We have to interact with the camera in order to make detector settings like gain and length of exposure, choose what processing to perform in the camera and to trigger the exposure and storage of the data. A CCD camera will be controlled from a separate computer, which has a more or less camera-specific application installed to exercise this kind of control; data will be transferred immediately (if slowly) to the computer. For immediate processing, the preference is very often to do as little as possible and store raw data in FITS format (FITS Working Group 2008).

A dSLR or compact camera may also be controllable from a computer in a similar fashion, using the camera manufacturer's application or a more generic one from a third party. An example is gPhoto2 (Waugh et al. 2015), which supports many consumer cameras, though often only to take and download images with settings made beforehand manually on-camera. It is perhaps more likely that you use the camera's own interface (including regular wheels, knobs and buttons) to choose ISO, exposure, white balance, data format etc. Storage will then be on a memory card and there is no separate computer anywhere near the telescope. Later the data are transferred to a computer and dealt with further. Depending on the camera and operating system, data transfer may be over a USB cable or by inserting the memory card in the computer. Again, the preference will probably be to avoid immediate processing and avoid JPEG in favour of raw data. The raw data will be in a proprietary format, and an application from the camera manufacturer or a utility like dcraw (Coffin 2016) is needed to convert to something more suitable (TIFF, PPM etc.), PPM is a somewhat wasteful graphics format, but it has a very simple structure and the Netpbm software has conversion utilities from and to very many other formats, including JPEG and FITS Poskanzer 1988).

VLC media player
VLC media player displaying a live stream from a Philips ToUcam Pro webcam, with the dialogue for detailed camera control on the right.

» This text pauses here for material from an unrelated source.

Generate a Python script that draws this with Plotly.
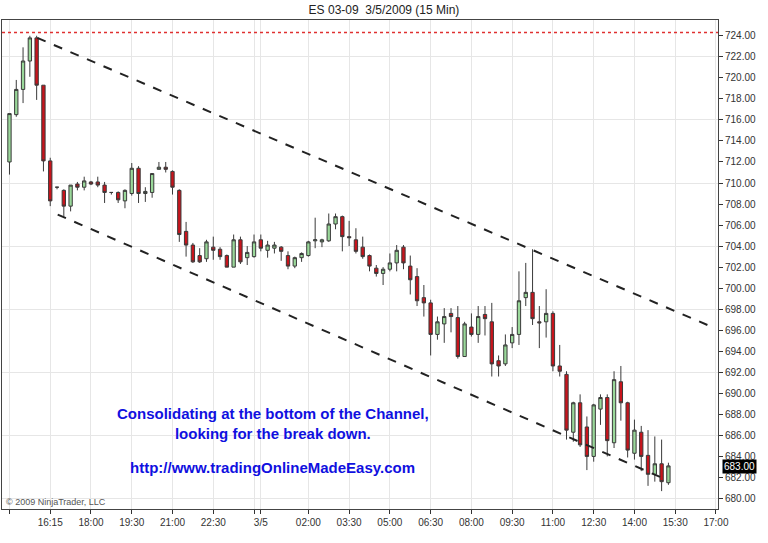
import plotly.graph_objects as go

# OHLC of 15-min bars (bar index 0 = 14:45 on 3/4)
opens = [712.0,716.5,718.9,721.6,723.8,719.3,712.1,709.6,709.3,707.8,709.9,709.6,710.1,710.1,709.8,709.1,709.1,708.3,709.0,711.4,
         709.0,709.1,711.3,711.5,711.1,709.3,705.4,704.1,703.1,702.8,703.9,703.7,703.1,702.0,704.6,702.9,703.0,704.6,703.6,703.8,
         703.9,703.1,702.1,702.9,703.1,704.5,704.4,704.5,706.1,706.8,704.9,704.6,703.9,703.1,701.9,701.4,701.8,702.4,703.9,702.1,
         701.1,699.1,698.6,695.6,696.6,697.6,697.2,693.5,696.3,695.6,697.5,696.8,693.1,692.8,694.8,695.6,699.1,699.6,696.8,696.8,
         697.6,692.6,691.8,686.3,689.1,686.8,684.0,688.5,689.6,685.3,691.1,689.1,684.3,686.3,684.1,682.3,683.3,681.5]
highs = [716.6,719.8,722.9,724.0,724.0,719.3,712.4,709.6,709.4,709.8,710.1,710.6,710.2,710.6,710.1,709.1,709.2,709.4,711.9,711.6,
         709.6,710.9,712.0,712.0,711.2,709.4,706.3,704.3,703.8,704.6,704.9,703.9,703.2,705.1,704.9,704.0,705.1,705.1,704.5,704.4,
         704.0,703.5,703.0,703.4,704.5,706.7,704.7,707.1,707.1,706.9,706.4,705.7,704.9,703.2,702.2,702.0,703.3,704.1,704.1,703.1,
         701.9,700.3,698.9,697.3,698.1,698.1,698.3,696.8,697.6,698.3,698.3,698.6,693.6,695.6,696.3,701.6,702.4,703.7,698.3,699.9,
         697.8,694.6,692.1,689.2,689.9,687.8,689.0,689.9,689.9,692.1,692.6,689.2,687.5,686.9,686.5,685.9,685.6,683.4]
lows = [710.8,716.3,717.6,720.1,717.9,711.1,707.8,709.4,706.8,707.3,709.3,709.3,709.8,709.6,708.1,708.9,708.1,707.6,708.8,708.1,
        708.2,708.6,711.3,711.0,708.9,704.4,703.0,702.4,702.4,702.5,702.7,702.7,702.0,702.0,702.3,702.2,702.9,703.5,702.9,703.3,
        702.6,701.8,701.9,702.5,703.0,703.8,703.9,704.4,705.6,703.5,704.0,703.3,702.8,701.6,701.1,700.3,701.6,701.6,701.8,699.4,
        698.3,697.3,693.6,695.1,694.8,695.8,693.3,693.5,695.4,694.8,695.5,691.6,691.6,692.6,694.3,694.6,698.3,696.5,694.3,695.3,
        692.1,691.6,685.6,685.4,684.9,682.7,683.5,687.0,684.0,684.8,687.4,683.9,683.7,682.6,681.2,681.6,680.7,681.3]
closes = [716.6,718.9,721.6,723.8,719.3,712.1,708.3,709.6,707.8,709.8,709.6,710.2,709.9,709.8,709.1,709.1,708.4,709.3,711.4,709.0,
          709.2,710.9,711.5,711.3,709.6,705.1,704.1,702.5,702.5,704.4,703.6,703.0,702.0,704.6,702.5,703.4,704.4,703.8,704.1,704.1,
          703.5,702.1,702.9,703.3,704.4,704.6,704.6,706.1,706.8,704.9,704.8,703.5,703.0,702.1,701.4,701.8,702.4,703.6,702.4,700.8,
          698.8,698.6,695.6,696.8,697.3,697.3,693.5,696.6,695.6,697.3,697.1,692.8,692.6,694.6,695.6,698.8,699.6,697.1,696.7,697.6,
          692.6,692.1,686.5,689.1,685.1,684.0,688.9,689.6,685.5,691.3,689.1,684.6,686.5,684.0,682.3,683.3,681.6,683.1]
bar_index = list(range(len(opens)))

tick_pos = [0, 6, 12, 18, 24, 30, 36, 37, 44, 50, 56, 62, 68, 74, 80, 86, 92, 98, 104]
tick_text = ["14:45", "16:15", "18:00", "19:30", "21:00", "22:30", "", "3/5", "02:00", "03:30",
             "05:00", "06:30", "08:00", "09:30", "11:00", "12:30", "14:00", "15:30", "17:00"]

upper_x = [4.1, 103.1]
upper_y = [723.8, 696.4]
lower_x = [7.1, 97.0]
lower_y = [707.0, 681.7]
session_high = 724.3
last_price = 683.0

fig = go.Figure()
fig.add_trace(go.Scatter(x=[0], y=[700], yaxis="y2", mode="markers",
                         marker=dict(opacity=0), showlegend=False, hoverinfo="skip"))
fig.add_trace(go.Candlestick(
    x=bar_index, open=opens, high=highs, low=lows, close=closes,
    increasing=dict(fillcolor="#9ad89a", line=dict(color="#3a3a3a", width=1)),
    decreasing=dict(fillcolor="#c8141c", line=dict(color="#3a3a3a", width=1)),
    whiskerwidth=0, showlegend=False, hoverinfo="skip"))
for xs, ys in [(upper_x, upper_y), (lower_x, lower_y)]:
    fig.add_trace(go.Scatter(x=xs, y=ys, mode="lines", showlegend=False,
                             line=dict(color="#222", width=2, dash="dash")))
fig.add_trace(go.Scatter(x=[-1.1, 104.3], y=[session_high, session_high], mode="lines",
                         showlegend=False, line=dict(color="#e03030", width=1.5, dash="dot")))

axfont = dict(family="Arial, Liberation Sans", size=10, color="#333")
fig.update_layout(
    width=768, height=543, paper_bgcolor="white", plot_bgcolor="white",
    margin=dict(l=2, r=50, t=20, b=34, autoexpand=False),
    title=dict(text="ES 03-09  3/5/2009 (15 Min)", x=0.5, y=0.982, xanchor="center", yanchor="middle",
               font=dict(family="Arial, Liberation Sans", size=12, color="#222")),
    xaxis=dict(range=[-1.1, 104.3], tickvals=tick_pos, ticktext=tick_text, showgrid=True,
               gridcolor="#e6e6e6", ticks="outside", ticklen=4, tickcolor="#333", automargin=False,
               showline=True, linecolor="#444", mirror=True, rangeslider=dict(visible=False),
               tickfont=axfont, zeroline=False),
    yaxis=dict(range=[679.0, 725.5], side="right", dtick=2, tick0=680, tickformat=".2f",
               showgrid=False, ticks="outside", ticklen=4, tickcolor="#333", automargin=False,
               showline=True, linecolor="#444", mirror=True, tickfont=axfont, zeroline=False),
    yaxis2=dict(range=[679.0, 725.5], overlaying="y", side="right", tick0=680, dtick=6,
                showticklabels=False, showgrid=True, gridcolor="#e6e6e6", zeroline=False,
                automargin=False),
    font=dict(family="Arial, Liberation Sans"),
)

fig.add_annotation(x=104.3, y=last_price, xref="x", yref="y", text="683.00", showarrow=False,
                   xanchor="left", bgcolor="black", font=dict(color="white", size=10),
                   borderpad=1, xshift=4)
fig.add_annotation(x=0.378, y=0.175, xref="paper", yref="paper", showarrow=False, yanchor="middle",
                   text="<b>Consolidating at the bottom of the Channel,<br>looking for the break down.</b>",
                   font=dict(family="Arial, Liberation Sans", size=15, color="#1010e0"), align="center")
fig.add_annotation(x=0.378, y=0.084, xref="paper", yref="paper", showarrow=False, yanchor="middle",
                   text="<b>http://www.tradingOnlineMadeEasy.com</b>",
                   font=dict(family="Arial, Liberation Sans", size=15, color="#1010e0"))
fig.add_annotation(x=0.003, y=0.0, xref="paper", yref="paper", xanchor="left", yanchor="bottom",
                   showarrow=False, text="© 2009 NinjaTrader, LLC",
                   font=dict(size=9, color="#555"))
fig.write_html("out.html", config={"displayModeBar": False},
               post_script="document.body.style.margin='0';document.body.style.overflow='hidden';")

At first glance, a webcam seems similar to a CCD camera in that it requires a computer to control the camera settings and to record the data. However, a webcam is a cheap product for the mass market, and it aims to provide live video, not high-quality data for archival or even later processing. Our goal is to take a large number of short-exposure frames that are each well exposed but otherwise not of high quality. The quality will stem from stacking many frames, removing drift and wind buffeting, and from processing to improve contrast and to emphasise small-scale features. Most likely, we will capture the frames as a short video clip, probably in AVI format. The webcam may include an application to do this, or we might use the VLC media player (VideoLAN 2017). VLC can display the live video stream from the webcam and record it to AVI as you watch. If the stacking software does not support AVI input, the video clip can be converted to PPM frames with MPlayer by "displaying" the clip into a file output driver (MPlayer Team 2016):

  mplayer -nosound -vo pnm file.avi

The result are a large number of PPM files in the working directory, each with one movie frame. These can be converted to FITS if that is helpful.